Which lines below hold the word "matplotlib"? Copy all of them.
## BEGIN Material for the task
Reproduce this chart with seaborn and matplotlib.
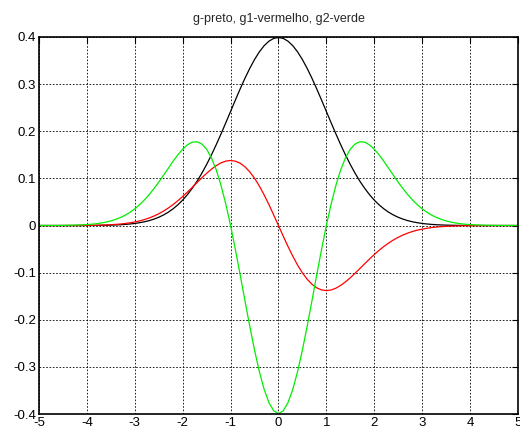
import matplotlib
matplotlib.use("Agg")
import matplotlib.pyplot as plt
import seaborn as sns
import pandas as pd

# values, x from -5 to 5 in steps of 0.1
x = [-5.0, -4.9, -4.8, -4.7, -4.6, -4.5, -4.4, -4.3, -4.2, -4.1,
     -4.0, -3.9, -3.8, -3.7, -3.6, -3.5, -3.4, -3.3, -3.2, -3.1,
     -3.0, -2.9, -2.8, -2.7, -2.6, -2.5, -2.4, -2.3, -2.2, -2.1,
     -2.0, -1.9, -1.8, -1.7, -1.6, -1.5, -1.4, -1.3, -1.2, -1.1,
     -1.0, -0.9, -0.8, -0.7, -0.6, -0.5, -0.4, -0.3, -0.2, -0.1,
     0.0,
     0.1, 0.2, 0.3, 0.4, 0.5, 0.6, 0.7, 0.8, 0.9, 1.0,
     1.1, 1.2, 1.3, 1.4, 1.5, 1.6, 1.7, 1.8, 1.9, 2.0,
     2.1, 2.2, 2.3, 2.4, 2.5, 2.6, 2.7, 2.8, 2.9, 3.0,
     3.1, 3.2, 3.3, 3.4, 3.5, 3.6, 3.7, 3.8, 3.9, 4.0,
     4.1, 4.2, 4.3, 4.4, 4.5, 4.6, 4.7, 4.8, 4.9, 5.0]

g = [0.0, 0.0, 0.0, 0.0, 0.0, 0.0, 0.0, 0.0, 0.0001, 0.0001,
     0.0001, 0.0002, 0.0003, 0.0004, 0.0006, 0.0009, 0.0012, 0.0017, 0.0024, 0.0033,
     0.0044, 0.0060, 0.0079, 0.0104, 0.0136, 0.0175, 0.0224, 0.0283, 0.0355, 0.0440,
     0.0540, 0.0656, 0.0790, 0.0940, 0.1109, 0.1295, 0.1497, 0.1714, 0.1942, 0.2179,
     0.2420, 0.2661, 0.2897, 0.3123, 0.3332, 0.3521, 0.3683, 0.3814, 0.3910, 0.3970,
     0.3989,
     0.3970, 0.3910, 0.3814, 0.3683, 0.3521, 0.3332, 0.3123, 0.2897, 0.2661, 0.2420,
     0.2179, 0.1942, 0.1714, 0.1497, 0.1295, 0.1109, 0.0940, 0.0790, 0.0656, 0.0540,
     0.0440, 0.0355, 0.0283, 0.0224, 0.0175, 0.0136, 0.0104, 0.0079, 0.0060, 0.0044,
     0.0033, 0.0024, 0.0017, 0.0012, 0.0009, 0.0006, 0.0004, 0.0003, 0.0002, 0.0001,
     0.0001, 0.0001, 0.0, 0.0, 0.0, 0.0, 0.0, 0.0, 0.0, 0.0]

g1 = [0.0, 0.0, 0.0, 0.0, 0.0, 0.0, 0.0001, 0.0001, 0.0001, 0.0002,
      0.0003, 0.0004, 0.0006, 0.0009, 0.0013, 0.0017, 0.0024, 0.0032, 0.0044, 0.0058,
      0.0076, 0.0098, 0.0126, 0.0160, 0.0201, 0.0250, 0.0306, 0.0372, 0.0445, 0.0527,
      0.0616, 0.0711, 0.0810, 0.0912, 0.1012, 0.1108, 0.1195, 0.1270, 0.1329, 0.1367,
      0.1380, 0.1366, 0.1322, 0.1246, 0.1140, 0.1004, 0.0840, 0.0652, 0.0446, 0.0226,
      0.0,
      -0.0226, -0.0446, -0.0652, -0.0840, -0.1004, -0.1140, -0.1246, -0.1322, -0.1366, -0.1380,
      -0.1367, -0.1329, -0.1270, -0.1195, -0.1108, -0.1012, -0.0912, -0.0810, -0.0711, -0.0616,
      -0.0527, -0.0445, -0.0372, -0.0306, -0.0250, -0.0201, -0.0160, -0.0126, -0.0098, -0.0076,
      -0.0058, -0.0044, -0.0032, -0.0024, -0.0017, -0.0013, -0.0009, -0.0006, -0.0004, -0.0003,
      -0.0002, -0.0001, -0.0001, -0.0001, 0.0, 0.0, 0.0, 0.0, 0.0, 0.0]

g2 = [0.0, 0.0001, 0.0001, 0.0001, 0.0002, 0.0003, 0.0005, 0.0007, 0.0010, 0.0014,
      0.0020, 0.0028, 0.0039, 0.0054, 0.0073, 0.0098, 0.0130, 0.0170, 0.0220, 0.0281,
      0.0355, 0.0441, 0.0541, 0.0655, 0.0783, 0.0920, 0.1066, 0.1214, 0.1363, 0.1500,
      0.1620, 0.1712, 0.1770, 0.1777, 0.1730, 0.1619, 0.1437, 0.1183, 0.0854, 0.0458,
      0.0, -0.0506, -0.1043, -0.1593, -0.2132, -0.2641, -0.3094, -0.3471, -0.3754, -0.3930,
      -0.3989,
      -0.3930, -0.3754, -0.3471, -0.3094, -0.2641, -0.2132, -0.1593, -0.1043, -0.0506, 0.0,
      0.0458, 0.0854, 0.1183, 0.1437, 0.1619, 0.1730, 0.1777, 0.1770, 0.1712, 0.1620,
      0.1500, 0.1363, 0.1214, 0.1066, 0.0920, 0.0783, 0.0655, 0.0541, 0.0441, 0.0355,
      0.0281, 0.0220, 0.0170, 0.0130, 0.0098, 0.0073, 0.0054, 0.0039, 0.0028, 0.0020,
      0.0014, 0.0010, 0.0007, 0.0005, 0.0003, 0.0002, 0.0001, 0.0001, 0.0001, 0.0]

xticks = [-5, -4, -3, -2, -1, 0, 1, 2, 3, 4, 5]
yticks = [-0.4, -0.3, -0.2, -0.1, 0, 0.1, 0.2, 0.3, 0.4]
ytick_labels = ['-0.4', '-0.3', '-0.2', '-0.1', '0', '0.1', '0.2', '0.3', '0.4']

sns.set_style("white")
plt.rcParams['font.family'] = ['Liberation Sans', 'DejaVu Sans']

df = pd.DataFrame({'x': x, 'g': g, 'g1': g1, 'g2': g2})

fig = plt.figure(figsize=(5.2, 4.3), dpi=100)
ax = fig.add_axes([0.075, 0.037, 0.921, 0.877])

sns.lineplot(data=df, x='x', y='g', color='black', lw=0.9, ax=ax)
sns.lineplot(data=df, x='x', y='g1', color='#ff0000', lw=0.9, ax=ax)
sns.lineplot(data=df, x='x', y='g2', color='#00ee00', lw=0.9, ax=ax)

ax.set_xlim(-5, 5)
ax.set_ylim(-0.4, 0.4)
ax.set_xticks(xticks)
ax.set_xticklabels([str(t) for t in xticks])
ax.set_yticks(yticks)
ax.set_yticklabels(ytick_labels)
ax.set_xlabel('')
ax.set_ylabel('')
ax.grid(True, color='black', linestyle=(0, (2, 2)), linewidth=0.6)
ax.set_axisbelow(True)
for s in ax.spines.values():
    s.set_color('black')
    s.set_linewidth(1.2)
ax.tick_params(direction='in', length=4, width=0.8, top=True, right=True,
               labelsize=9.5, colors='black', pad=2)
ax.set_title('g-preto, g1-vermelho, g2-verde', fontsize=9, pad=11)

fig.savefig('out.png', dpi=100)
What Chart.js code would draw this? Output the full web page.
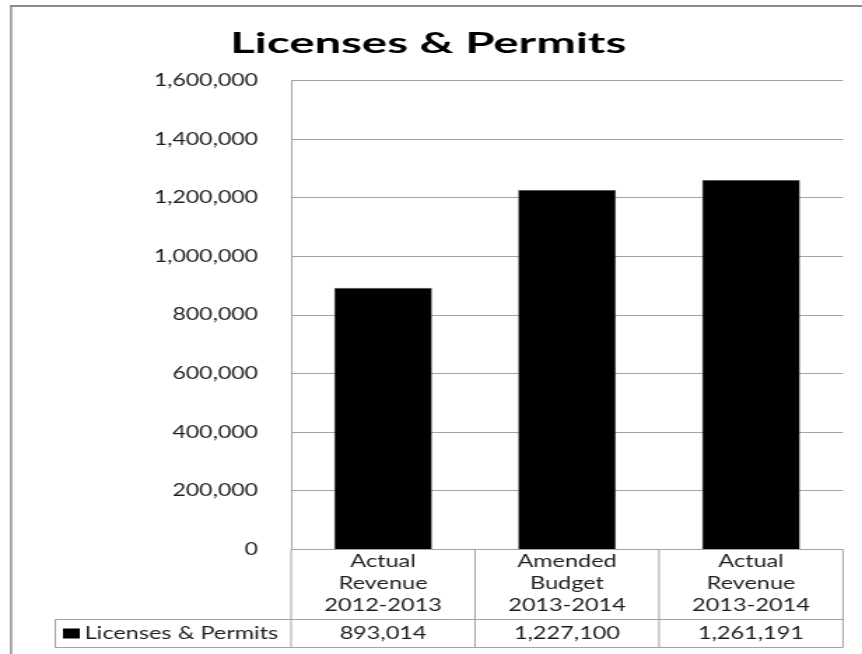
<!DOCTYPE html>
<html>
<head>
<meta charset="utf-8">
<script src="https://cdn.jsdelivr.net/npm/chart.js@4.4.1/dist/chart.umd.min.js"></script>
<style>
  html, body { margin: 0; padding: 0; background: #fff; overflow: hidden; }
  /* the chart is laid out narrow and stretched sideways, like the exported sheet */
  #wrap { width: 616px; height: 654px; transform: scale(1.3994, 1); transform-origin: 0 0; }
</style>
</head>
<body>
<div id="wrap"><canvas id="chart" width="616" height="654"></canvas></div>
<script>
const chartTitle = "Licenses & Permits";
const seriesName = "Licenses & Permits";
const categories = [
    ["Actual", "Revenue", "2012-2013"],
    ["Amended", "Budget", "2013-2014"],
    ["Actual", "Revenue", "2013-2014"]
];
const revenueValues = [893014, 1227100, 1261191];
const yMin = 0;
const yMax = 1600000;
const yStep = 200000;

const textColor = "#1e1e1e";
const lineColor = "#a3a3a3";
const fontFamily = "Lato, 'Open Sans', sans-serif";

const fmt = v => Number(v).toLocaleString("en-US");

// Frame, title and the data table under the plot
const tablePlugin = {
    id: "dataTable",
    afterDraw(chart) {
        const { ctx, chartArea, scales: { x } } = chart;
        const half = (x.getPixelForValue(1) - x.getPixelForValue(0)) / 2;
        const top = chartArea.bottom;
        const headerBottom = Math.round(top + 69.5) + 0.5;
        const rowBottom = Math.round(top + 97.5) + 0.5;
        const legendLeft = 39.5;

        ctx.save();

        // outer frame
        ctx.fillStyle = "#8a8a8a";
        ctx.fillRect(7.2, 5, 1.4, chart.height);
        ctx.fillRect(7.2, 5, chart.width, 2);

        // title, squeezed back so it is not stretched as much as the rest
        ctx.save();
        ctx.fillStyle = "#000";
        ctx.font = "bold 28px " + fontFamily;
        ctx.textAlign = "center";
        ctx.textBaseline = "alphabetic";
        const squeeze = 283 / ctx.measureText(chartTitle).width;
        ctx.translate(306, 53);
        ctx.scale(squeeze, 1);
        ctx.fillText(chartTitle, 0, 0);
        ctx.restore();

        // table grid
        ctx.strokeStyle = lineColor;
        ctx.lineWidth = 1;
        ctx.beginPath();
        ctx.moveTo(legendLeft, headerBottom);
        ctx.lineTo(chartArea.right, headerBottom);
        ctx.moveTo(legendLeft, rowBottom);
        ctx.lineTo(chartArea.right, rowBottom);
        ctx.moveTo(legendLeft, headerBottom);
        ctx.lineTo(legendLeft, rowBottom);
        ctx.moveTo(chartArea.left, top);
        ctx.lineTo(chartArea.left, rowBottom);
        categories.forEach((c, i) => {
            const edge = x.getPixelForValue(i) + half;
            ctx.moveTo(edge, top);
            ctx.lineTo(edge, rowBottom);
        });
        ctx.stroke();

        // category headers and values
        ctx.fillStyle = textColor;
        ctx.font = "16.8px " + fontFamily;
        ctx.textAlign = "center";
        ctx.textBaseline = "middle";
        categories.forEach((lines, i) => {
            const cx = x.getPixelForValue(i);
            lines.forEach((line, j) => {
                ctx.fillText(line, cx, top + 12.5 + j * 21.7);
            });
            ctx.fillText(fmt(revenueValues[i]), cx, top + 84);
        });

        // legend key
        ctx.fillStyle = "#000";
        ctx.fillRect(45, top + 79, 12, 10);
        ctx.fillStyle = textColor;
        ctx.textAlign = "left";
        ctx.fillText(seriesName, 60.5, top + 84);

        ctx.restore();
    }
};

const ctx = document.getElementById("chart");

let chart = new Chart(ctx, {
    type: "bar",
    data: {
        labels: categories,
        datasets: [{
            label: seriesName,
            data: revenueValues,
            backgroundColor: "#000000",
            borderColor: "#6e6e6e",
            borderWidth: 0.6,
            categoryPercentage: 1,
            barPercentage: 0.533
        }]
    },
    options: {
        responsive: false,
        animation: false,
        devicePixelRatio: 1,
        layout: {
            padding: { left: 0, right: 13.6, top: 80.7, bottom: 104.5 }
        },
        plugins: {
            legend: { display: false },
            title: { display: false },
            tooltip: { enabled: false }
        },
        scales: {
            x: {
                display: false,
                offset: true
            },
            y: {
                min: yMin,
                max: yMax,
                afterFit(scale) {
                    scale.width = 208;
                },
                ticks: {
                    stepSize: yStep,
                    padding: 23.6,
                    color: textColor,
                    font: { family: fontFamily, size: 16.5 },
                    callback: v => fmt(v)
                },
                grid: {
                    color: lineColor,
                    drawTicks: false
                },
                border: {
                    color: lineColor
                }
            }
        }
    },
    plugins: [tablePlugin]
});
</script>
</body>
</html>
## END Material for the task
Full answer =>
Reproduce this chart with seaborn and matplotlib.
import matplotlib
matplotlib.use("Agg")
import matplotlib.pyplot as plt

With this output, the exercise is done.